The BJP government’s home minister L.K. Advani has sought to put the blame for the riots on Pakistani incitement, and even stated that Pakistanis are gloating over the happenings in Gujarat. This jaundiced view ignores the fact that the burning alive of hundreds of Muslim families causes anguish and concern among Pakistanis. In this age of instant communications, the international media have not failed to notice the inhuman cruelties perpetrated on the hapless Muslims by Hindu extremists.
The fact remains that the upper castes that constitute the base of BJP’s power, number only some 20% of the Hindu population. The philosophy championed by the Vishwa Hindu Parishad, the Bajrang Dal and the Shiv Sena does not only constitute a threat to the rights of the minorities, but even goes counter to the interests of the vast majority of the Hindus belonging to the lower castes. With these oppressed and exploited castes asserting themselves, an era of fragmentation in Indian politics has dawned, and the approach reflected in the BJP policies is being rejected.
What are the repercussions of the Indian poll for the international community in general and Pakistan in particular? the decline in the support to Hindu extremism may be a health trend, and the implied rejection of the “war hysteria” approach may encourage self-examination in India. A distinguished Indian author, Pankaj Mishra, wrote in the New York Times of February 25, 2002, contrasting the influence and legitimacy Hindu “majoritarianism” was enjoying in India with the efforts Pakistan’s military government was making to control illiberal tendencies. His comments imply that it is unnatural for Hindu extremism that was once considered “unreasonable and aberrant” to find a hospitable home in democratic India. How unreasonable and aberrant Hind extremism is has been demonstrated by the riots in Gujrat and other states.
If the growing aversion towards this extremism results in a swing back towards a secular polity, the prospects of conciliation and dialogue could improve. In the immediate aftermath of the elections, the signal from the BJP-led ruling coalition, in the shape of the address of President Narayanan at the opening session of the Lok Sabha was that India would maintain its concentration of forces along the borders till Pakistan met its demands.

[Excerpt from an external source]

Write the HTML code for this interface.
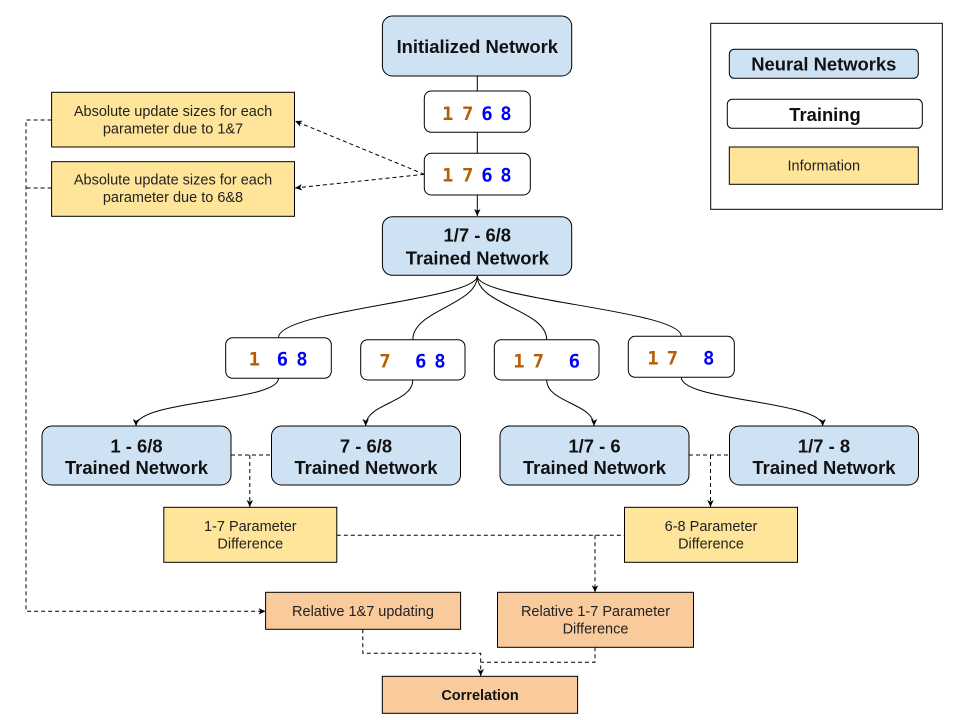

One would hope that after a more serious consideration of the risks and costs of the stand-off, India would move from the path of coercive diplomacy to that of negotiation and dialogue. The maintenance of the concentrations of the Indian armed forces on the border with Pakistan looks increasingly odd and irrelevant, when these very forces are needed to maintain law and order within India. The double debacle faced by the BJP should create the right conditions for a reassessment of its internal and external policies.